Sunday, April 25, 2010

'I Will Censor Anything That Will Be Useful to the Enemy'

Interview with Israel's Chief Censor

Spiegel Online
23 April '10

Israel prides itself on being the only democracy in the Middle East, but the country also has a controversial practice of censoring reporting on military and intelligence issues. In an interview with SPIEGEL ONLINE, the country's chief censor discusses her office's work and defends its practices.

SPIEGEL ONLINE: Israel claims to be the only democracy in the Middle East. At the same time, there are things that seem to contradict democratic values, like the country's military censor.

Sima Vaknin-Gil: This is a common misconception. We are not a military unit. If you go to our examining room, you will see mainly civilians. We do not belong at all to the Israeli Defense Forces (IDF). The censor is based in the IDF, but we work under the auspices of the State of Israel.

SPIEGEL ONLINE: You are wearing the uniform of a colonel in the Israeli Army, but the chief of staff is not your commander?

Vaknin-Gil: The chief of staff does not appoint the censor, he cannot fire the censor and he does not influence his work. It is the defense minister who appoints the censor. But from the moment he assumes his position, the censor's decisions are only subordinated to the High Court of Justice.

SPIEGEL ONLINE: In criminal court cases the principle is this: If in doubt, back the defendant.
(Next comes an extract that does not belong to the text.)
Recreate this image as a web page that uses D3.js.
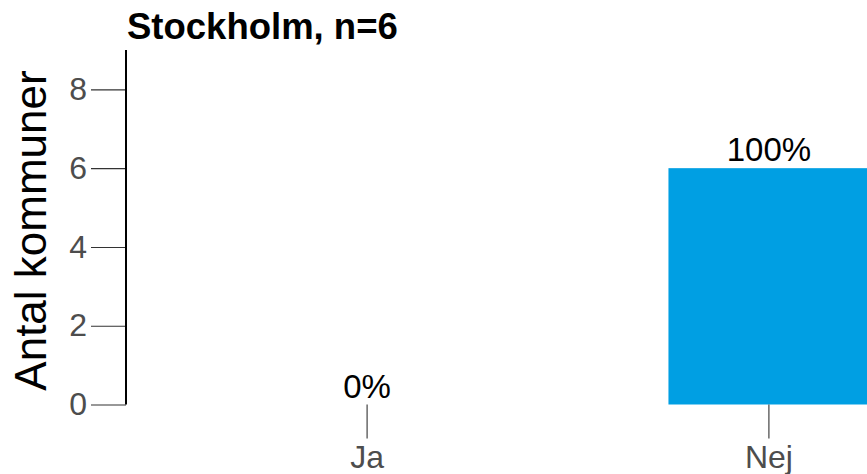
<!DOCTYPE html>
<html>
<head>
<meta charset="utf-8">
<script src="https://cdn.jsdelivr.net/npm/d3@7"></script>
<style>
  html, body { margin: 0; padding: 0; background: #ffffff; }
  svg { display: block; font-family: "Liberation Sans", Arial, Helvetica, sans-serif; }
</style>
</head>
<body>
<svg id="chart" width="867" height="474"></svg>
<script>
// Svar per kategori (antal kommuner)
const categories = ["Ja", "Nej"];
const counts = [0, 6];
const percentLabels = ["0%", "100%"];
const yTicks = [0, 2, 4, 6, 8];
const chartTitle = "Stockholm, n=6";
const yTitle = "Antal kommuner";

const svg = d3.select("#chart");

const y = d3.scaleLinear().domain([0, 9]).range([404.5, 50]);
const x = d3.scaleBand()
  .domain(categories)
  .range([126, 1010])
  .paddingInner(0.5)
  .paddingOuter(0.35);

// bars
svg.append("g")
  .selectAll("rect")
  .data(categories)
  .join("rect")
  .attr("x", d => x(d))
  .attr("width", x.bandwidth())
  .attr("y", (d, i) => y(counts[i]))
  .attr("height", (d, i) => y(0) - y(counts[i]))
  .attr("fill", "#009fe3");

// percentage labels above bars
svg.append("g")
  .selectAll("text")
  .data(categories)
  .join("text")
  .attr("x", d => x(d) + x.bandwidth() / 2)
  .attr("y", (d, i) => y(counts[i]) - 7)
  .attr("text-anchor", "middle")
  .attr("font-size", 33)
  .attr("fill", "#000")
  .text((d, i) => percentLabels[i]);

// y axis
const yAxis = svg.append("g")
  .attr("transform", "translate(126,0)")
  .call(d3.axisLeft(y).tickValues(yTicks).tickSize(35).tickPadding(4).tickFormat(d3.format("d")));
yAxis.select(".domain").remove();
yAxis.selectAll(".tick line").attr("stroke", "#333333").attr("stroke-width", 1.1);
yAxis.selectAll(".tick text")
  .attr("font-size", 32)
  .attr("fill", "#4d4d4d")
  .attr("font-family", null);
svg.append("line")
  .attr("x1", 126).attr("x2", 126)
  .attr("y1", y(9)).attr("y2", y(0))
  .attr("stroke", "#000").attr("stroke-width", 2);

// x axis (ticks and labels only)
const xAxis = svg.append("g")
  .attr("transform", `translate(0,${y(0)})`)
  .call(d3.axisBottom(x).tickSize(34).tickPadding(7));
xAxis.select(".domain").remove();
xAxis.selectAll(".tick line").attr("stroke", "#333333").attr("stroke-width", 1.1);
xAxis.selectAll(".tick text")
  .attr("font-size", 32)
  .attr("fill", "#4d4d4d")
  .attr("font-family", null);

// titles
svg.append("text")
  .attr("x", 127)
  .attr("y", 39)
  .attr("font-size", 36.5)
  .attr("font-weight", "bold")
  .attr("fill", "#000")
  .text(chartTitle);

svg.append("text")
  .attr("transform", `translate(46,${(72 + 389) / 2}) rotate(-90)`)
  .attr("text-anchor", "middle")
  .attr("font-size", 44)
  .attr("fill", "#000")
  .text(yTitle);
</script>
</body>
</html>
Is the principle in your work that, if there is any doubt, you support state security and not the publication?

Vaknin-Gil: In 1988, the High Court of Justice laid forth an extremely rigid test. In order to censor a publication, there has to be an "imminent certainty of actual harm to state security." That same ruling mentions that in any case in which there is a direct conflict between the freedom of the press and state security, then state security will prevail. But our approach is very liberal. In the past, I served in intelligence -- and I wish that our enemies would publish some of the things we approve; it would serve me greatly.
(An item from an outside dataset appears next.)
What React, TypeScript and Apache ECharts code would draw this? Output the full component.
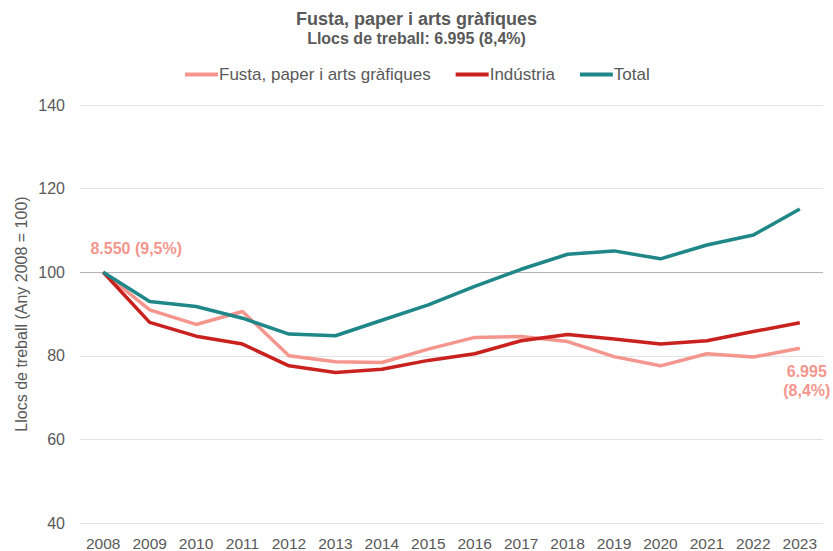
import React, { useEffect, useRef } from "react";
import * as echarts from "echarts";

const years = ["2008","2009","2010","2011","2012","2013","2014","2015","2016","2017","2018","2019","2020","2021","2022","2023"];
const fusta = [100, 91.0, 87.5, 90.6, 80.0, 78.6, 78.4, 81.6, 84.4, 84.6, 83.4, 79.8, 77.6, 80.5, 79.7, 81.8];
const industria = [100, 88.0, 84.7, 82.8, 77.6, 76.0, 76.8, 78.9, 80.5, 83.6, 85.1, 84.0, 82.8, 83.6, 85.8, 87.9];
const total = [100, 93.0, 91.8, 89.0, 85.2, 84.8, 88.5, 92.2, 96.6, 100.7, 104.3, 105.1, 103.2, 106.5, 108.9, 115.1];
const yTicks = [40, 60, 80, 100, 120, 140];
const firstLabel = "8.550 (9,5%)";
const lastLabel = "6.995\n(8,4%)";

const FONT = "'Liberation Sans', Arial, sans-serif";
const GREY = "#595959";
const PINK = "#F4968D";
const RED = "#C9211E";
const TEAL = "#1F8787";

export default function App() {
  const ref = useRef<HTMLDivElement>(null);
  useEffect(() => {
    const chart = echarts.init(ref.current!, undefined, { renderer: "svg" });
    const fustaData = fusta.map((v, i) => {
      if (i === 0) {
        return {
          value: v,
          label: {
            show: true, formatter: firstLabel, position: "top", offset: [33, -10],
            color: PINK, fontWeight: "bold", fontSize: 16, fontFamily: FONT,
          },
        };
      }
      if (i === fusta.length - 1) {
        return {
          value: v,
          label: {
            show: true, formatter: lastLabel, position: "bottom", offset: [7, 8],
            align: "center", lineHeight: 19,
            color: PINK, fontWeight: "bold", fontSize: 16, fontFamily: FONT,
          },
        };
      }
      return v;
    });
    const gridColors = yTicks.map((t) => (t === 100 ? "#b3b3b3" : "#e3e3e3"));
    chart.setOption({
      animation: false,
      textStyle: { fontFamily: FONT },
      title: {
        text: "Fusta, paper i arts gràfiques",
        subtext: "Llocs de treball: 6.995 (8,4%)",
        left: "center",
        top: 5,
        itemGap: 2,
        textStyle: { fontFamily: FONT, fontSize: 18, fontWeight: "bold", color: GREY },
        subtextStyle: { fontFamily: FONT, fontSize: 16, fontWeight: "bold", color: GREY },
      },
      legend: {
        top: 61,
        left: 180,
        itemWidth: 33,
        itemHeight: 4,
        itemGap: 25,
        icon: "rect",
        textStyle: { fontFamily: FONT, fontSize: 17, color: GREY, padding: [0, 0, 0, -4] },
        data: ["Fusta, paper i arts gràfiques", "Indústria", "Total"],
      },
      grid: { left: 80, right: 10, top: 105, bottom: 28 },
      xAxis: {
        type: "category",
        data: years,
        boundaryGap: true,
        axisLine: { show: false },
        axisTick: { show: false },
        axisLabel: { color: GREY, fontSize: 15.5, fontFamily: FONT, margin: 12, interval: 0 },
      },
      yAxis: {
        type: "value",
        min: 40,
        max: 140,
        interval: 20,
        name: "Llocs de treball (Any 2008 = 100)",
        nameLocation: "middle",
        nameGap: 51,
        nameMoveOverlap: false,
        nameTextStyle: { color: GREY, fontSize: 16, fontFamily: FONT },
        axisLine: { show: false },
        axisTick: { show: false },
        axisLabel: { color: GREY, fontSize: 16, fontFamily: FONT, margin: 15 },
        splitLine: { lineStyle: { color: gridColors, width: 1 } },
      },
      series: [
        {
          name: "Fusta, paper i arts gràfiques",
          type: "line",
          data: fustaData,
          symbol: "circle",
          symbolSize: 1,
          showSymbol: true,
          z: 3,
          lineStyle: { color: PINK, width: 3.5 },
          itemStyle: { color: PINK },
        },
        {
          name: "Indústria",
          type: "line",
          data: industria,
          showSymbol: false,
          symbol: "none",
          z: 4,
          lineStyle: { color: RED, width: 3.5 },
          itemStyle: { color: RED },
        },
        {
          name: "Total",
          type: "line",
          data: total,
          showSymbol: false,
          symbol: "none",
          z: 5,
          lineStyle: { color: TEAL, width: 3.5 },
          itemStyle: { color: TEAL },
        },
      ],
    });
    return () => chart.dispose();
  }, []);
  return <div ref={ref} style={{ width: 833, height: 551, position: "absolute", left: 0, top: 0 }} />;
}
SPIEGEL ONLINE: How can a specific publication endanger state security?

Vaknin-Gil: Our enemy is the intelligence officer sitting in Damascus and reviewing the Israeli media and Internet. I will censor anything that comes across my desk that I believe will be useful to the enemy for purposes of gathering valuable information. It can be one letter, one word, one line. At times, I regret, it can be more -- but we aim to keep our intervention to a minimum.